The supercommittee, officially referred to as the Congressional Joint Select Committee on Deficit Reduction, announced last week that it had failed to come to an agreement on US$1.2-trillion in budget cuts over the next 10 years. That means that automatic budget cuts of US$1-trillion are set to go into effect.
“The failure of the JSCDR underlines the challenge of securing broad-based consensus on how to reduce the out-sized federal budget deficit,” Fitch said.
The ratings agency added that if a medium-term debt agreement was reached following the 2012 elections, downgrade pressure on the U.S. debt rating may ease.
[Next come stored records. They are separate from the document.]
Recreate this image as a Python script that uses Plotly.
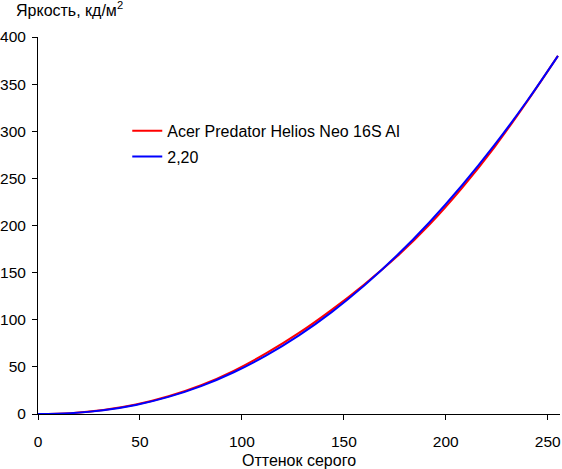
import plotly.graph_objects as go

# Уровни серого и яркость (кд/м2)
gray_levels = [0, 16, 32, 48, 64, 80, 96, 112, 128, 144, 160, 176, 192, 208, 224, 240, 255]
measured = [0.0, 0.9, 4.2, 10.0, 18.8, 30.5, 45.8, 64.5, 86.0, 110.5, 137.5, 167.0, 201.0, 240.0, 283.5, 332.0, 380.0]
gamma_220 = [0.0, 0.9, 4.0, 9.6, 18.2, 29.6, 44.3, 62.2, 83.4, 108.1, 136.3, 168.1, 203.5, 242.7, 285.7, 332.6, 380.0]

series_names = ["Acer Predator Helios Neo 16S AI", "2,20"]
x_ticks = [0, 50, 100, 150, 200, 250]
y_ticks = [0, 50, 100, 150, 200, 250, 300, 350, 400]

font = dict(family="Arial, Liberation Sans, sans-serif", size=16, color="black")
tick_font = dict(family="Arial, Liberation Sans, sans-serif", size=15.5, color="black")

fig = go.Figure()

fig.add_trace(go.Scatter(
    x=gray_levels, y=measured, mode="lines", name=series_names[0], legendgroup="a",
    line=dict(color="#ff0000", width=2, shape="spline")
))
fig.add_trace(go.Scatter(
    x=gray_levels, y=gamma_220, mode="lines", name=series_names[1], legendgroup="b",
    line=dict(color="#0000ff", width=2, shape="spline")
))

fig.update_layout(
    width=562, height=469,
    margin=dict(l=38, r=2, t=37, b=55),
    plot_bgcolor="white", paper_bgcolor="white",
    font=font,
    showlegend=True,
    legend=dict(x=0.171, y=0.796, xanchor="left", yanchor="top", traceorder="grouped",
                bgcolor="rgba(0,0,0,0)", font=font, tracegroupgap=2),
    xaxis=dict(range=[0, 256], tickvals=x_ticks, showgrid=False, zeroline=False,
               showline=True, linecolor="black", linewidth=1, automargin=False,
               ticks="outside", ticklen=5, tickcolor="black", ticklabelstandoff=8,
               tickfont=tick_font,
               title=dict(text="Оттенок серого", font=font, standoff=7)),
    yaxis=dict(range=[0, 400], tickvals=y_ticks, showgrid=False, zeroline=False,
               showline=True, linecolor="black", linewidth=1, automargin=False,
               ticks="outside", ticklen=5, tickcolor="black", ticklabelstandoff=3,
               tickfont=tick_font),
    annotations=[dict(text="Яркость, кд/м<sup>2</sup>", x=0, y=1, xref="paper", yref="paper",
                      xanchor="left", yanchor="bottom", xshift=-24, yshift=16,
                      showarrow=False, font=font)],
)

fig.write_html("out.html", config={"displayModeBar": False},
               post_script="document.body.style.margin='0';")
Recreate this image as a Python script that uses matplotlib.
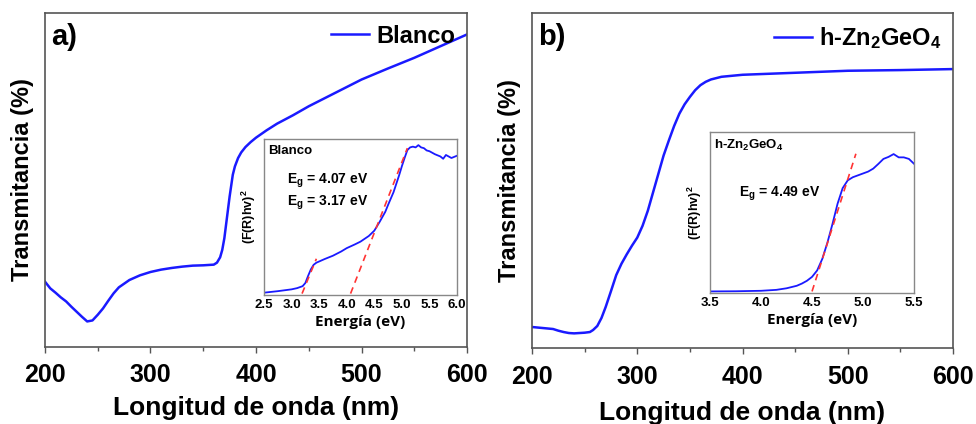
import matplotlib.pyplot as plt
from matplotlib.ticker import MultipleLocator

plt.rcParams['font.family'] = ['Liberation Sans', 'DejaVu Sans']
plt.rcParams['font.weight'] = 'bold'
plt.rcParams['mathtext.fontset'] = 'custom'
plt.rcParams['mathtext.rm'] = 'Liberation Sans:bold'
plt.rcParams['mathtext.bf'] = 'Liberation Sans:bold'
plt.rcParams['mathtext.default'] = 'bf'

# panel a: Blanco transmittance
wl_a = [200, 205, 210, 215, 220, 225, 230, 235, 240, 245, 250, 255, 260, 265, 270,
        280, 290, 300, 310, 320, 330, 340, 350, 360, 363, 366, 368, 370, 372, 375,
        378, 380, 383, 386, 390, 395, 400, 410, 420, 435, 450, 475, 500, 525, 550,
        575, 600]
t_a = [19.5, 17.5, 16.2, 14.8, 13.6, 12.0, 10.5, 9.0, 7.6, 7.9, 9.6, 11.5, 13.8, 16.0, 17.8,
       20.0, 21.4, 22.4, 23.1, 23.6, 24.0, 24.3, 24.4, 24.6, 25.2, 26.8, 29.0, 32.5, 37.5, 45.0,
       51.5, 54.0, 56.5, 58.2, 59.8, 61.3, 62.6, 64.8, 66.8, 69.3, 72.0, 76.0, 80.0, 83.3, 86.5,
       90.0, 93.5]

# panel b: h-Zn2GeO4 transmittance
wl_b = [200, 210, 220, 225, 230, 235, 240, 245, 250, 255, 258, 262, 266, 270, 275,
        280, 285, 290, 295, 300, 305, 310, 315, 320, 325, 330, 335, 340, 345, 350,
        355, 360, 365, 370, 380, 400, 450, 500, 550, 600]
t_b = [6.3, 6.0, 5.7, 5.2, 4.8, 4.5, 4.4, 4.5, 4.6, 4.8, 5.4, 6.6, 9.0, 12.3, 17.0,
       21.8, 25.2, 28.0, 30.6, 33.0, 36.5, 41.0, 46.5, 52.0, 57.5, 62.0, 66.3, 70.0, 72.8, 75.0,
       77.0, 78.5, 79.5, 80.2, 81.0, 81.6, 82.2, 82.8, 83.0, 83.3]

# inset a: Tauc plot Blanco
e_a = [2.5, 2.75, 3.0, 3.1, 3.2, 3.25, 3.3, 3.35, 3.4, 3.45, 3.5, 3.6, 3.75, 3.9, 4.0,
       4.15, 4.25, 4.4, 4.5, 4.6, 4.7, 4.75, 4.85, 4.95, 5.0, 5.05, 5.1, 5.15, 5.2, 5.25,
       5.3, 5.35, 5.4, 5.45, 5.5, 5.6, 5.7, 5.75, 5.8, 5.9, 6.0]
f_a = [0.6, 1.6, 2.8, 3.6, 4.9, 7.0, 11.7, 16.0, 19.0, 20.4, 21.2, 22.8, 25.0, 27.8, 30.0,
       32.5, 34.3, 38.0, 41.5, 47.5, 54.0, 58.5, 67.0, 78.0, 84.0, 89.5, 94.7, 96.5, 97.0, 96.5,
       98.0, 96.5, 96.0, 94.5, 94.0, 92.0, 90.5, 89.0, 91.5, 89.5, 91.0]

# inset b: Tauc plot h-Zn2GeO4
e_b = [3.5, 3.75, 4.0, 4.15, 4.25, 4.35, 4.4, 4.45, 4.5, 4.55, 4.6, 4.65, 4.7, 4.75, 4.8,
       4.85, 4.9, 4.95, 5.0, 5.05, 5.1, 5.15, 5.2, 5.25, 5.3, 5.35, 5.4, 5.45, 5.5]
f_b = [0.0, 0.1, 0.4, 1.0, 2.0, 3.6, 5.0, 6.8, 9.3, 13.4, 20.7, 31.0, 43.0, 56.0, 66.0,
       71.0, 73.0, 74.2, 75.4, 76.6, 78.5, 81.5, 84.7, 86.0, 87.8, 85.7, 85.7, 84.7, 81.6]

# linear fits ([x_start, x_end], [y_start, y_end])
fit_a1 = ([3.19, 3.45], [0.0, 23.0])
fit_a2 = ([4.07, 5.10], [0.0, 96.0])
fit_b = ([4.50, 4.93], [0.0, 88.0])

blue = '#1a1aff'
red = '#ff3333'

fig = plt.figure(figsize=(9.76, 4.24), dpi=100)


def main_axes(rect, wl, t, label, tag, xpad):
    ax = fig.add_axes(rect)
    ax.plot(wl, t, color=blue, lw=1.8, label=label)
    ax.set_xlim(200, 600)
    ax.set_ylim(0, 100)
    ax.xaxis.set_major_locator(MultipleLocator(100))
    ax.xaxis.set_minor_locator(MultipleLocator(50))
    ax.set_yticks([])
    ax.tick_params(axis='x', which='major', labelsize=18, length=4, width=1, color='#555555', pad=8)
    ax.tick_params(axis='x', which='minor', length=3, width=1, color='#555555')
    for lab in ax.get_xticklabels():
        lab.set_fontweight('bold')
    for s in ax.spines.values():
        s.set_color('#555555')
        s.set_linewidth(1.2)
    ax.set_xlabel('Longitud de onda (nm)', fontsize=19, fontweight='bold', labelpad=xpad)
    ax.set_ylabel('Transmitancia (%)', fontsize=17, fontweight='bold', labelpad=8)
    ax.text(0.015, 0.97, tag, transform=ax.transAxes, fontsize=21, fontweight='bold', va='top')
    ax.legend(loc='upper right', frameon=False, handlelength=1.6,
              handletextpad=0.3, borderaxespad=0.1, prop={'weight': 'bold', 'size': 17})
    return ax


def inset_axes(rect, e, f, fits, xlim, xticks, name, eg_text, eg_pos):
    ax = fig.add_axes(rect)
    ax.plot(e, f, color=blue, lw=1.3)
    for xs, ys in fits:
        ax.plot(xs, ys, color=red, lw=1.2, ls=(0, (4, 3)))
    ax.set_xlim(*xlim)
    ax.set_ylim(-1, 102)
    ax.set_xticks(xticks)
    ax.set_xticklabels(['%.1f' % v for v in xticks], fontweight='bold')
    ax.set_yticks([])
    ax.tick_params(axis='x', labelsize=9.5, length=0, pad=3)
    for s in ax.spines.values():
        s.set_color('#888888')
        s.set_linewidth(1)
    ax.set_xlabel('Energía (eV)', fontsize=11, fontweight='bold',
                  family=['Open Sans', 'DejaVu Sans'], labelpad=3)
    ax.set_ylabel('(F(R)hv)$^2$', fontsize=9, fontweight='bold', labelpad=4)
    ax.text(0.02, 0.96, name, transform=ax.transAxes, fontsize=9.5, fontweight='bold', va='top')
    ax.text(eg_pos[0], eg_pos[1], eg_text, transform=ax.transAxes, fontsize=10,
            fontweight='bold', va='top', linespacing=1.3)
    return ax


main_axes([0.0461, 0.182, 0.4324, 0.788], wl_a, t_a, 'Blanco', 'a)', 6)
main_axes([0.5451, 0.179, 0.4314, 0.790], wl_b, t_b, 'h-Zn$_2$GeO$_4$', 'b)', 9)

inset_axes([0.2705, 0.304, 0.1977, 0.368], e_a, f_a, [fit_a1, fit_a2], (2.5, 6.0),
           [2.5, 3.0, 3.5, 4.0, 4.5, 5.0, 5.5, 6.0], 'Blanco',
           'E$_g$ = 4.07 eV\nE$_g$ = 3.17 eV', (0.12, 0.79))
inset_axes([0.7275, 0.309, 0.209, 0.380], e_b, f_b, [fit_b], (3.5, 5.5),
           [3.5, 4.0, 4.5, 5.0, 5.5], 'h-Zn$_2$GeO$_4$',
           'E$_g$ = 4.49 eV', (0.14, 0.67))

fig.savefig('out.png', dpi=100)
But Fitch warned that failure to reach a credible deficit reduction plan by 2013 would likely lead to a U.S. downgrade.
‘The Negative Outlook indicates a slightly greater than 50% chance of a downgrade over a two-year horizon.,” Fitch said. “Fitch will shortly publish its revised economic and fiscal projections for the U.S. and will conduct a further review of its sovereign ratings in 2012.”
Fitch does not expect a change in the negative outlook until at least 2013, following U.S. elections and the emergence of any new deficit reduction plans.
Either way, U.S. lawmakers are likely breathing a sign of relief that Fitch will not be changing the country’s AAA credit rating. A downgrade by rival ratings agency, Standard & Poor’s, in August of this year set off a market roller coaster. While that downgrade did not impact U.S. Treasurys as was expected, it nevertheless hurt investor confidence, as evidenced by steep declines in U.S. stock indices in the following days.